Ile entre deux mondes (l') Vol.1 - Actualité manga
Ile entre deux mondes (l') Vol.1 - Manga

Ile entre deux mondes (l') Vol.1 : Critiques

Hisakata no oto

Critique du volume manga

Publiée le Mercredi, 14 Avril 2021

Habituée à mettre ou remettre en avant des mangakas déjà bien réputés (Satoshi Kon, Minetarô Mochizuki, Atsushi Kaneko, plus récemment Katsuya Terada... pour n'en citer que quelques-uns), la collection Graphic de Pika Edition accueille également, de façon régulière, des artistes inédits dans notre pays, et que l'on se plaît alors beaucoup à découvrir. Kabi Nagata (Solitude d'un autre genre), Miki Yamamoto (Sunny Sunny Ann !), ou Naoto Yamakawa (Une douce odeur de café) ne sont que quelques-uns de ces artistes à la patte bien reconnaissable que l'on a ainsi pu découvrir dans la collection. Et en ce mois d'avril, un nouveau nom vient s'ajoute rà la liste en la personne d'Asuka Ishii.

Asuka Ishii, née en 1984, c'est avant tout une artiste à différentes facettes, puisqu'elle est en premier lieu connue pour ses travaux dans la peinture et l'illustration, travaux lui ayant permis d'être exposée dans plusieurs lieux (Tokyo, Okinawa, Hokkaidô, festivals...), et même d'être finaliste au 18e prix d'Art Contemporain du Musée commémoratif Taro Okamoto. Ce n'est que tardivement à l'âge de 30 ans, qu'elle a pu s'essayer au manga, après avoir décroché la 2e place du prix Shiki du magazine Afternoon de Kôdansha, un prix visant à offrir de la visibilité à des auteurs débutants. L'année suivante, elle a remporté ce même prix, et depuis, Ishii a surtout dessiné des histoires courtes, souvent pour Kôdansha (dans les magazines Afternoon et Good! Afternoon), mais pas que (sa dernière histoire courte en date, Ten Kara Kita, a été publiée dans le magazine Young Animal de Hakusensha en 2020). Mais au beau milieu de tout ceci, une série en deux tomes a donc vu le jour: L'île entre deux mondes. De son nom original Hisakata no Oto, cette série fut initialement prépubliée à rythme mensuel en 2017-2018 dans le magazine Good! Afternoon, aux côtés de titres comme Ajin, Drifting Dragons ou encore Magus of the Library.

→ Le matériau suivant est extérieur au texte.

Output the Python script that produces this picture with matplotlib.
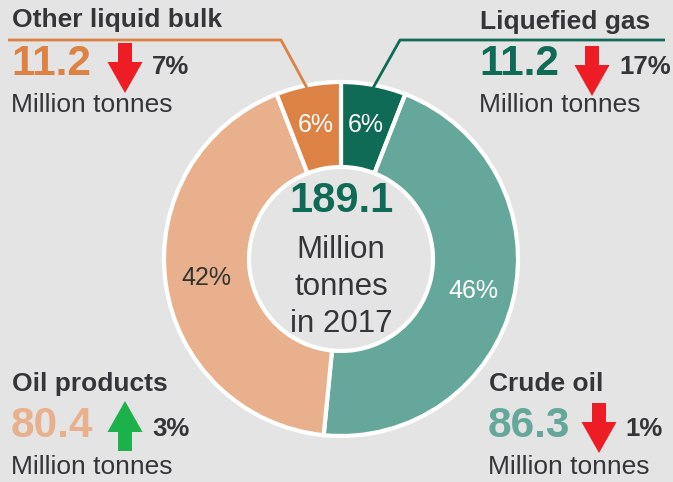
import matplotlib.pyplot as plt
from matplotlib.patches import FancyArrow

plt.rcParams['font.family'] = ['Liberation Sans', 'DejaVu Sans']

# data
categories = ['Liquefied gas', 'Crude oil', 'Oil products', 'Other liquid bulk']
values = [11.2, 86.3, 80.4, 11.2]          # million tonnes, 2017
pct_labels = ['6%', '46%', '42%', '6%']
changes = [-17, -1, 3, -7]                 # % change vs previous year
year = 2017

colors = ['#0f6b55', '#65a89b', '#e8b08c', '#dc8245']
pct_colors = ['white', 'white', '#333333', 'white']
bg = '#e4e4e4'
dark = '#333538'
W, H = 673, 482

fig = plt.figure(figsize=(W / 100, H / 100), dpi=100, facecolor=bg)
ax = fig.add_axes([0, 0, 1, 1])
ax.set_facecolor(bg)

def Y(v):
    return H - v

cx, cy, r_out, r_in = 341, Y(259), 177, 92

wedges, texts = ax.pie(values, labels=pct_labels, colors=colors, startangle=90,
                       counterclock=False, center=(cx, cy), radius=r_out,
                       labeldistance=(r_in + r_out) / 2 / r_out + 0.01,
                       wedgeprops=dict(width=r_out - r_in, edgecolor='white', linewidth=3),
                       textprops=dict(fontsize=18, ha='center', va='center'),
                       frame=True)
for t, c in zip(texts, pct_colors):
    t.set_color(c)
ax.set_xlim(0, W)
ax.set_ylim(0, H)
ax.axis('off')

# center text
total = sum(values)
ax.text(cx, Y(201), f'{total:.1f}', fontsize=30, fontweight='bold', color=colors[0],
        ha='center', va='center')
ax.text(cx, Y(287), f'Million\ntonnes\nin {year}', fontsize=22.5, color=dark,
        ha='center', va='center', linespacing=1.32)

# callouts: (title x, title y, number y, pct x, arrow x, arrow top)
layout = {
    'Liquefied gas': (480, 22, 64, 619, 592, 46),
    'Crude oil': (489, 384, 426, 625, 599, 403),
    'Oil products': (12, 384, 426, 152, 125, 401),
    'Other liquid bulk': (12, 20, 64, 152, 125, 43),
}

for name, val, chg, col in zip(categories, values, changes, colors):
    tx, ty, ny, px, axx, atop = layout[name]
    ax.text(tx, Y(ty), name, fontsize=19, fontweight='bold', color=dark,
            ha='left', va='center')
    ax.text(tx - 1, Y(ny), f'{val:.1f}', fontsize=30.5, fontweight='bold', color=col,
            ha='left', va='center')
    ax.text(tx - 1, Y(ny + 41), 'Million tonnes', fontsize=19, color=dark,
            ha='left', va='center')
    ax.text(px, Y(ny + 3), f'{abs(chg)}%', fontsize=18.5, fontweight='bold', color=dark,
            ha='left', va='center')
    if chg < 0:
        arr = FancyArrow(axx, Y(atop), 0, -50, width=14, head_width=35, head_length=31,
                         length_includes_head=True, color='#ee1c25', lw=0)
    else:
        arr = FancyArrow(axx, Y(atop + 50), 0, 50, width=14, head_width=35, head_length=31,
                         length_includes_head=True, color='#1db14b', lw=0)
    ax.add_patch(arr)

# leader lines
ax.plot([8, 281, 307], [Y(40), Y(40), Y(88)], color=colors[3], lw=2, solid_capstyle='butt')
ax.plot([665, 400, 373], [Y(40), Y(40), Y(88)], color=colors[0], lw=2, solid_capstyle='butt')

fig.savefig('out.png', dpi=100, facecolor=bg)
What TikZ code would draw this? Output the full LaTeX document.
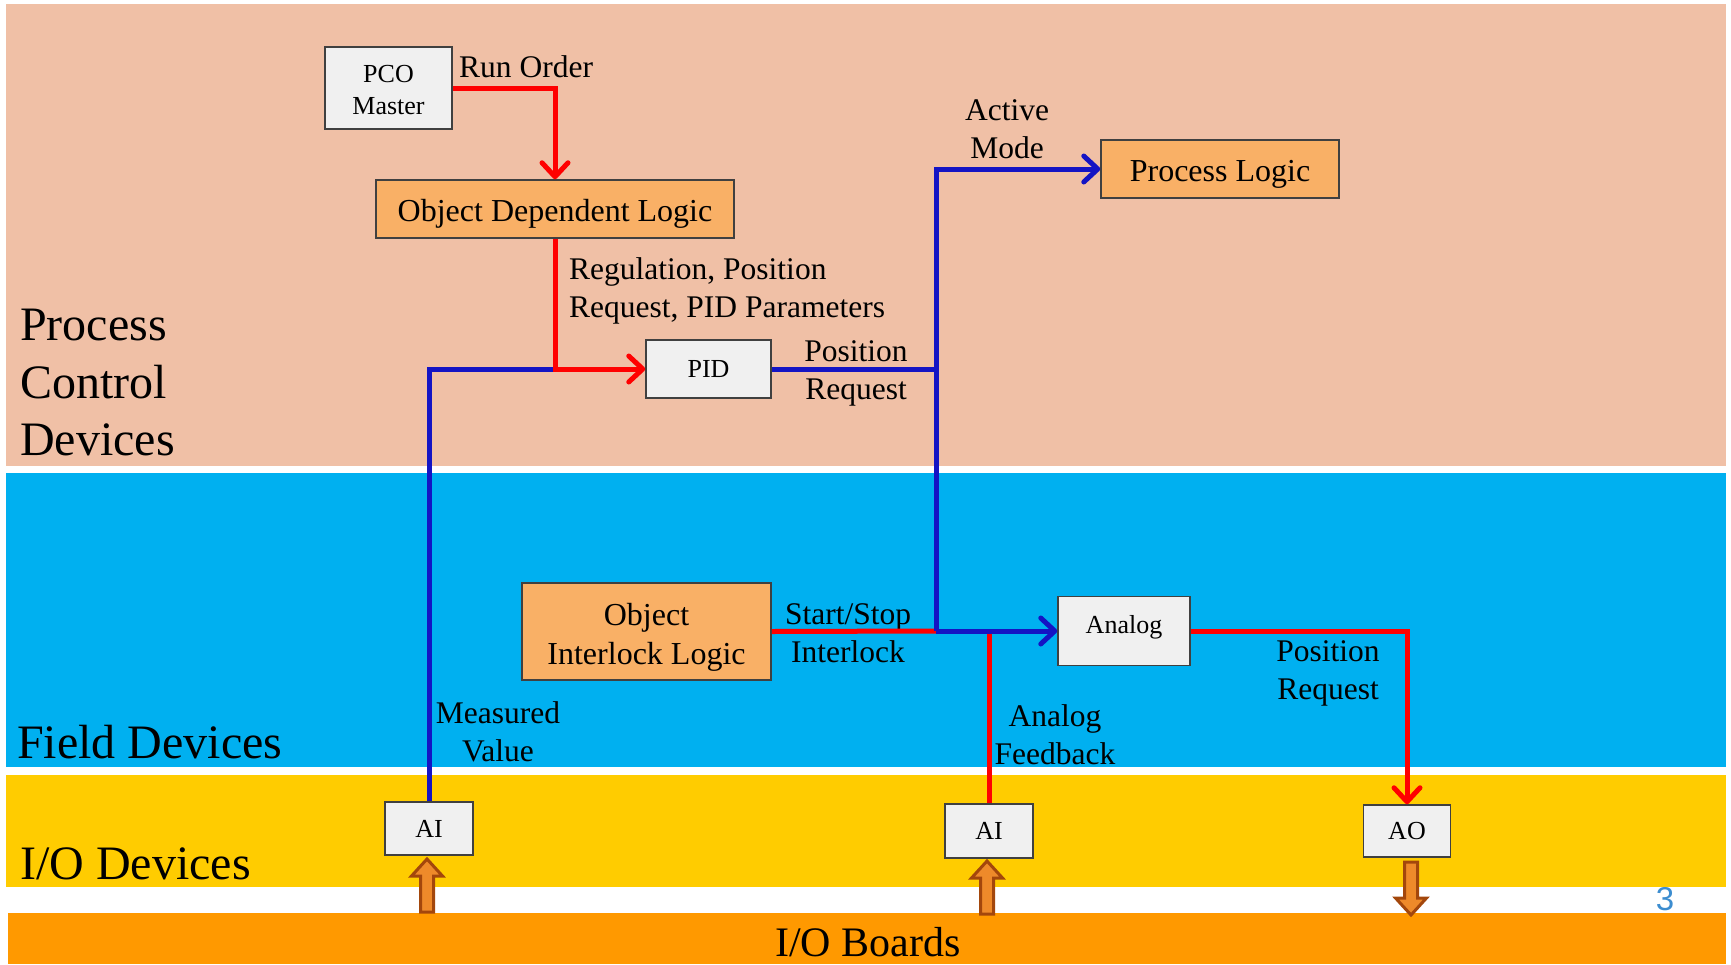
\documentclass[tikz,border=0pt]{standalone}
\usepackage{fontspec}
\setmainfont{Liberation Serif}
\newfontfamily\numfont{Liberation Sans}
\usetikzlibrary{arrows.meta}

\definecolor{bandPeach}{HTML}{F0C0A6}
\definecolor{bandBlue}{HTML}{00B0F0}
\definecolor{bandYellow}{HTML}{FFCC00}
\definecolor{bandOrange}{HTML}{FF9900}
\definecolor{boxGray}{HTML}{F0F0F0}
\definecolor{boxOrange}{HTML}{F9B066}
\definecolor{boxEdge}{HTML}{404040}
\definecolor{sigRed}{HTML}{FF0000}
\definecolor{sigBlue}{HTML}{1414C4}
\definecolor{ioFill}{HTML}{EE8A2A}
\definecolor{ioEdge}{HTML}{A3470C}
\definecolor{pageNum}{HTML}{3C8DD0}

\begin{document}
\begin{tikzpicture}[x=1pt,y=-1pt,
  box/.style={draw=boxEdge, line width=1.5pt, inner sep=0pt, align=center},
  graybox/.style={box, fill=boxGray, font=\fontsize{26}{32}\selectfont},
  logicbox/.style={box, fill=boxOrange, font=\fontsize{32}{39}\selectfont},
  lbl/.style={inner sep=0pt, align=center, font=\fontsize{31.5}{38}\selectfont},
  bandlbl/.style={inner sep=0pt, align=left, anchor=west, font=\fontsize{48}{57.5}\selectfont},
  sig/.style={line width=5pt},
  redsig/.style={sig, draw=sigRed},
  bluesig/.style={sig, draw=sigBlue},
  tip/.style={-{Straight Barb[length=14pt,width=26pt,round]}},
  ioarrow/.style={draw=ioEdge, fill=ioFill, line width=3pt, line join=miter},
  ioup/.pic={\draw[ioarrow] (-6.5,0) -- (-6.5,-36) -- (-15.5,-36) -- (0,-53)
      -- (15.5,-36) -- (6.5,-36) -- (6.5,0) -- cycle;},
  iodown/.pic={\draw[ioarrow] (-6.5,0) -- (-6.5,36) -- (-15.5,36) -- (0,53)
      -- (15.5,36) -- (6.5,36) -- (6.5,0) -- cycle;}
]
% page and layer bands
\useasboundingbox (0,0) rectangle (1731,964);
\fill[white] (0,0) rectangle (1731,964);
\fill[bandPeach]  (6,4)   rectangle (1726,466);
\fill[bandBlue]   (6,473) rectangle (1726,767);
\fill[bandYellow] (6,775) rectangle (1726,887);
\fill[bandOrange] (8,913) rectangle (1726,964);

% layer titles
\node[bandlbl] (pcd) at (20,383) {Process\\Control\\Devices};
\node[bandlbl] (fd)  at (17,742) {Field Devices};
\node[bandlbl] (iod) at (20,864) {I/O Devices};
\node[inner sep=0pt, font=\fontsize{42}{50}\selectfont] (iob) at (868,942) {I/O Boards};
\node[inner sep=0pt, text=pageNum, font=\numfont\fontsize{33}{33}\selectfont] (pg) at (1665,899) {3};

% blocks
\node[graybox, minimum width=127pt, minimum height=82pt, text height=54pt] (pco) at (388.5,88) {PCO\\Master};
\node[logicbox, minimum width=358pt, minimum height=58pt, text height=31pt, text depth=7pt] (odl) at (555,209) {Object Dependent Logic};
\node[graybox, minimum width=125pt, minimum height=58pt] (pid) at (708.5,369) {PID};
\node[logicbox, minimum width=238pt, minimum height=58pt, text height=31pt, text depth=7pt] (proc) at (1220,169) {Process Logic};
\node[logicbox, minimum width=249pt, minimum height=97pt, text height=72pt, text depth=7pt] (oil) at (646.5,631.5) {Object\\Interlock Logic};
\node[graybox, minimum width=132pt, minimum height=69pt, text height=18pt, text depth=14pt] (ana) at (1124,631) {Analog};
\node[graybox, minimum width=88pt, minimum height=53pt] (ai1) at (429,828.5) {AI};
\node[graybox, minimum width=88pt, minimum height=54pt] (ai2) at (989,831) {AI};
\node[graybox, minimum width=87pt, minimum height=52pt] (ao) at (1407,831) {AO};

% signal labels
\node[lbl, anchor=west] (runorder) at (459,67) {Run Order};
\node[lbl, anchor=west, align=left] (regl) at (569,291) {Regulation, Position\\Request, PID Parameters};
\node[lbl] (posreqA) at (856,373) {Position\\Request};
\node[lbl] (mode) at (1007,129.5) {Active\\Mode};
\node[lbl] (startstop) at (848,633.5) {Start/Stop\\Interlock};
\node[lbl] (posreqB) at (1328,673) {Position\\Request};
\node[lbl] (meas) at (498,731.5) {Measured\\Value};
\node[lbl] (fbk) at (1055,735) {Analog\\Feedback};

% junction points
\coordinate (jn) at (odl.south |- pid.west);
\coordinate (bus) at (936,631);

% connectors
\draw[redsig, tip] (pco.east) -| (odl.north);
\draw[bluesig] (ai1.north) |- (jn);
\draw[redsig, tip] (odl.south) |- (pid.west);
\draw[bluesig] (pid.east) -- (pid.east -| bus);
\draw[redsig] (oil.east) -- (bus);
\draw[redsig] (ai2.north) -- (ai2.north |- ana.west);
\draw[bluesig, tip] (bus) |- (proc.west);
\draw[bluesig, tip] (bus) -- (ana.west);
\draw[redsig, tip] (ana.east) -| (ao.north);

% transfer arrows between boards and modules
\pic at (427,912) {ioup};
\pic at (987,914) {ioup};
\pic at (1411,862) {iodown};
\end{tikzpicture}
\end{document}
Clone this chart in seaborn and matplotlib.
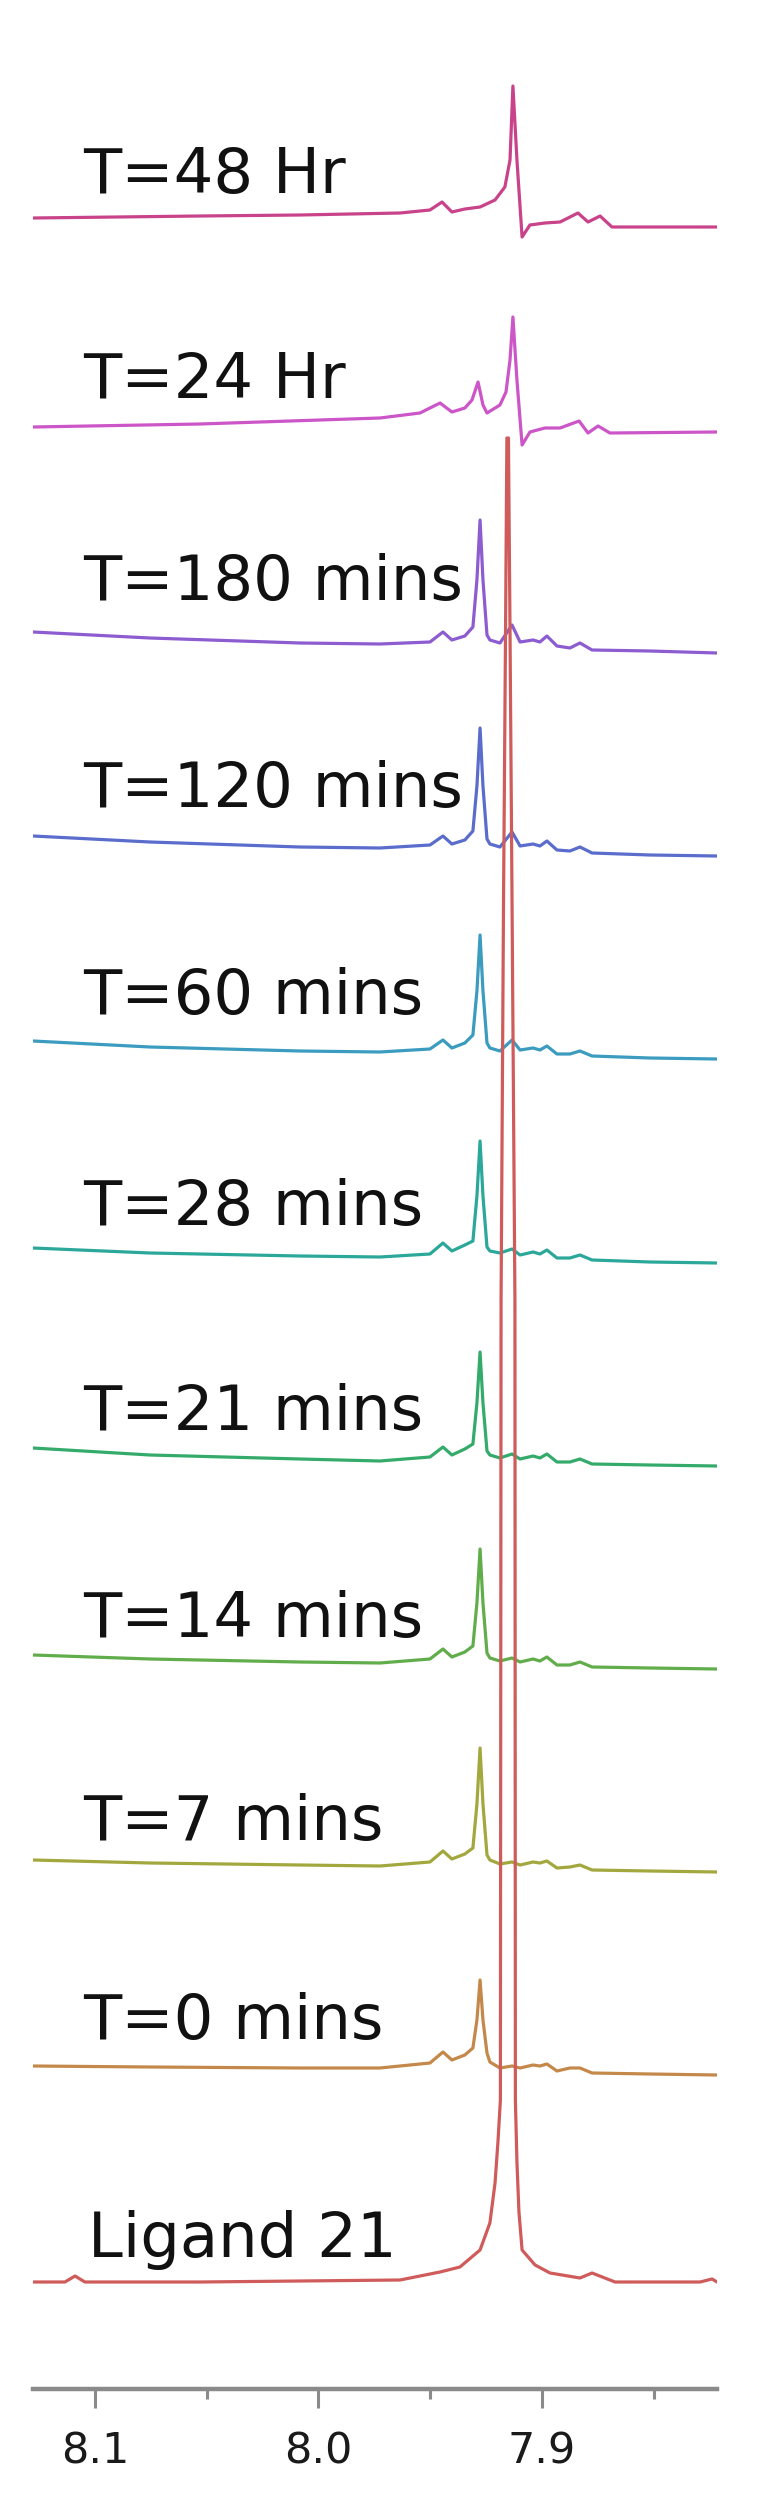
import numpy as np
import pandas as pd
import matplotlib
matplotlib.use("Agg")
import matplotlib.pyplot as plt
import seaborn as sns
from matplotlib.ticker import FixedLocator

# ---------------- data ----------------
labels = ["T=48 Hr", "T=24 Hr", "T=180 mins", "T=120 mins", "T=60 mins",
          "T=28 mins", "T=21 mins", "T=14 mins", "T=7 mins", "T=0 mins", "Ligand 21"]

# vertical stacking offsets (intensity units)
offsets = [2162, 1957, 1736, 1533, 1330, 1126, 923, 720, 517, 314, 107]

# label baseline heights (intensity units)
label_heights = [2196, 1991, 1789, 1582, 1375, 1164, 959, 752, 549, 350, 132]

# chemical shift grid shared by the "mins" spectra (ppm)
mins_ppm = [8.1277, 8.0754, 8.0083, 7.9725, 7.9501, 7.9443, 7.9403, 7.9345,
            7.9309, 7.9291, 7.9277, 7.9264, 7.9246, 7.9233, 7.9188, 7.9134,
            7.9098, 7.9040, 7.9009, 7.8978, 7.8933, 7.8875, 7.8830, 7.8776,
            7.8517, 7.8217]

int_180 = [21, 15, 10, 9, 11, 21, 13, 17, 26, 73, 133, 73, 18, 13, 10, 28, 11, 13, 11, 17, 7, 5, 10, 3, 2, 0]
int_120 = [20, 14, 9, 8, 11, 20, 12, 16, 25, 70, 128, 70, 17, 12, 9, 24, 10, 12, 10, 15, 6, 5, 9, 3, 1, 0]
int_60 = [18, 12, 8, 7, 10, 19, 11, 16, 24, 68, 124, 68, 16, 11, 8, 19, 9, 11, 9, 13, 5, 5, 8, 3, 1, 0]
int_28 = [15, 10, 7, 6, 9, 20, 12, 18, 22, 67, 122, 67, 16, 12, 10, 14, 8, 11, 9, 13, 5, 5, 8, 3, 1, 0]
int_21 = [18, 11, 7, 5, 9, 19, 11, 17, 22, 63, 114, 63, 15, 11, 8, 12, 7, 10, 8, 12, 4, 4, 7, 2, 1, 0]
int_14 = [14, 10, 7, 6, 10, 20, 12, 17, 23, 66, 120, 66, 16, 11, 8, 11, 7, 10, 8, 12, 4, 4, 7, 2, 1, 0]
int_7 = [12, 9, 7, 6, 10, 21, 13, 18, 24, 68, 124, 68, 17, 12, 8, 10, 7, 10, 9, 11, 4, 5, 7, 2, 1, 0]
int_0 = [9, 8, 7, 7, 12, 23, 15, 20, 27, 55, 95, 55, 22, 13, 7, 9, 7, 10, 9, 11, 4, 7, 7, 2, 1, 0]

hr48_ppm = [8.1277, 8.0530, 8.0083, 7.9635, 7.9501, 7.9447, 7.9403, 7.9345,
            7.9277, 7.9210, 7.9166, 7.9143, 7.9130, 7.9112, 7.9089, 7.9054,
            7.8987, 7.8919, 7.8839, 7.8794, 7.8740, 7.8687, 7.8217]
int_48h = [9, 11, 12, 14, 17, 25, 15, 18, 20, 27, 40, 67, 141, 67, -10, 2, 4, 5, 14, 5, 11, 0, 0]

hr24_ppm = [8.1277, 8.0530, 7.9725, 7.9546, 7.9456, 7.9403, 7.9345, 7.9313,
            7.9286, 7.9264, 7.9246, 7.9188, 7.9161, 7.9143, 7.9130, 7.9112,
            7.9089, 7.9054, 7.8987, 7.8919, 7.8834, 7.8794, 7.8749, 7.8696, 7.8217]
int_24h = [5, 8, 14, 19, 29, 20, 24, 32, 50, 27, 19, 27, 40, 72, 115, 52, -13, 0, 4, 4, 11, -1, 6, -1, 0]

lig_ppm = [8.1277, 8.1134, 8.1089, 8.1045, 8.0530, 8.0083, 7.9635, 7.9456,
           7.9367, 7.9277, 7.9233, 7.9210, 7.9197, 7.9186, 7.9183, 7.9172,
           7.9163, 7.9157, 7.9150, 7.9143, 7.9134, 7.9121, 7.9119, 7.9112,
           7.9103, 7.9089, 7.9031, 7.8964, 7.8830, 7.8776, 7.8673, 7.8293,
           7.8239, 7.8217]
int_lig = [0, 0, 6, 0, 0, 1, 2, 10, 15, 32, 59, 99, 140, 182, 982, 1382, 1652,
           1844, 1844, 1652, 1382, 982, 182, 120, 70, 32, 17, 9, 4, 9, 0, 0, 3, 0]

xticks_major = [8.1, 8.0, 7.9]
xticks_minor = [8.05, 7.95, 7.85]
xtick_labels = ["8.1", "8.0", "7.9"]

# ---------------- build long table ----------------
ppm_sets = [hr48_ppm, hr24_ppm, mins_ppm, mins_ppm, mins_ppm, mins_ppm,
            mins_ppm, mins_ppm, mins_ppm, mins_ppm, lig_ppm]
int_sets = [int_48h, int_24h, int_180, int_120, int_60, int_28, int_21,
            int_14, int_7, int_0, int_lig]

rows = []
for lab, off, xs, ys in zip(labels, offsets, ppm_sets, int_sets):
    for x, y in zip(xs, ys):
        rows.append({"spectrum": lab, "ppm": x, "signal": off + y})
df = pd.DataFrame(rows)

# colours (top spectrum -> bottom spectrum)
line_colors = ["#c8438a", "#cc55c8", "#8c5cd0", "#5a6ccc", "#3b9cc0",
               "#2ba89a", "#35ab6b", "#62ad4b", "#a3a83e", "#c4894a", "#cf5b5b"]
palette = dict(zip(labels, line_colors))

# ---------------- figure ----------------
sns.set_theme(style="white")
plt.rcParams["font.family"] = ["DejaVu Sans"]

W, H = 761, 2497
fig = plt.figure(figsize=(W / 100, H / 100), dpi=100)
ax = fig.add_axes([33 / W, (H - 2389) / H, 684 / W, 2389 / H])

# draw ligand last so it sits on top
hue_order = labels[:-1][::-1] + [labels[-1]]
sns.lineplot(data=df, x="ppm", y="signal", hue="spectrum", hue_order=hue_order,
             palette=palette, sort=False, estimator=None, units="spectrum",
             legend=False, linewidth=2.3, ax=ax)

for lab, hy in zip(labels, label_heights):
    xl = 8.1030 if lab.startswith("Ligand") else 8.1054
    ax.text(xl, hy, lab, ha="left", va="baseline", fontsize=45,
            color="#111111", family="DejaVu Sans")

ax.set_xlim(8.1277, 7.8217)
ax.set_ylim(0, 2389)
ax.set_xlabel("")
ax.set_ylabel("")
ax.set_yticks([])
ax.xaxis.set_major_locator(FixedLocator(xticks_major))
ax.xaxis.set_minor_locator(FixedLocator(xticks_minor))
ax.set_xticklabels(xtick_labels)

for s in ["left", "top", "right"]:
    ax.spines[s].set_visible(False)
ax.spines["bottom"].set_color("#8a8a8a")
ax.spines["bottom"].set_linewidth(3.2)

ax.tick_params(axis="x", which="major", bottom=True, length=14, width=2.2,
               color="#8a8a8a", labelsize=31, labelcolor="#1a1a1a", pad=16)
ax.tick_params(axis="x", which="minor", bottom=True, length=7, width=2.2,
               color="#8a8a8a")
ax.patch.set_alpha(0)

fig.savefig("out.png", dpi=100, facecolor="white")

Ici, tout commence par une page en couleurs d'un bleu maritime profond, où il est mystérieusement question d'aller rendre quelque chose sur une île. Puis on fait la connaissance de Yuzuki, un jeune enseignant qui reçoit un appel: l'école d'une petite île, Aoshima, a eu vent de sa demande de mutation, et souhaite l'embaucher en tant que nouveau professeur de sciences sociales l'année suivante. Immédiatement, le jeune homme accepte, non sans lâcher quelques mots un peu étranges: Il dit connaître l'endroit seulement de nom, et pourtant il y a passé une part de son enfance, dont il a toutefois peu de souvenirs. Quoi qu'il en soit, quelque temps plus tard, le voici arrivé sur cette île surnommée "l'île bleue" du fait de son nom, où il s'apprête à prendre ses nouvelles fonctions. Mais plus encore que son travail d'enseignant, ce qui risque surtout de le happer, c'est la multitude de phénomènes et de paysages hors du commun, qui semblent irrémédiablement l'attirer à la frontière entre la nature et le surnaturel...

La lecture nous invite donc au sein d'une île fictive, mais pour laquelle la mangaka avoue s'être inspirée de divers endroits qu'elle a elle-même visités où dont on lui a parlé. Aoshima, c'est avant tout une île de taille modeste, habitée par un demi-millier de personnes, dont l'école est petite et regroupe les différentes sections (primaire, collège), et où Yuzuki aura l'occasion de retrouver des têtes qu'il a connues dans son enfance (comme Haru Ichinose, une amie d'enfance devenue enseignante elle aussi et dont il se souvient un peu, ou mamie Suzu, une vieille dame qui se souvient de lui), et de rencontrer de nouveaux visages à commencer par ses élèves, en tête desquels Sô et Katsuki, deux jeunes pleins de vie qui adorent l'eau au point de ne quasiment faire qu'un(e) avec elle.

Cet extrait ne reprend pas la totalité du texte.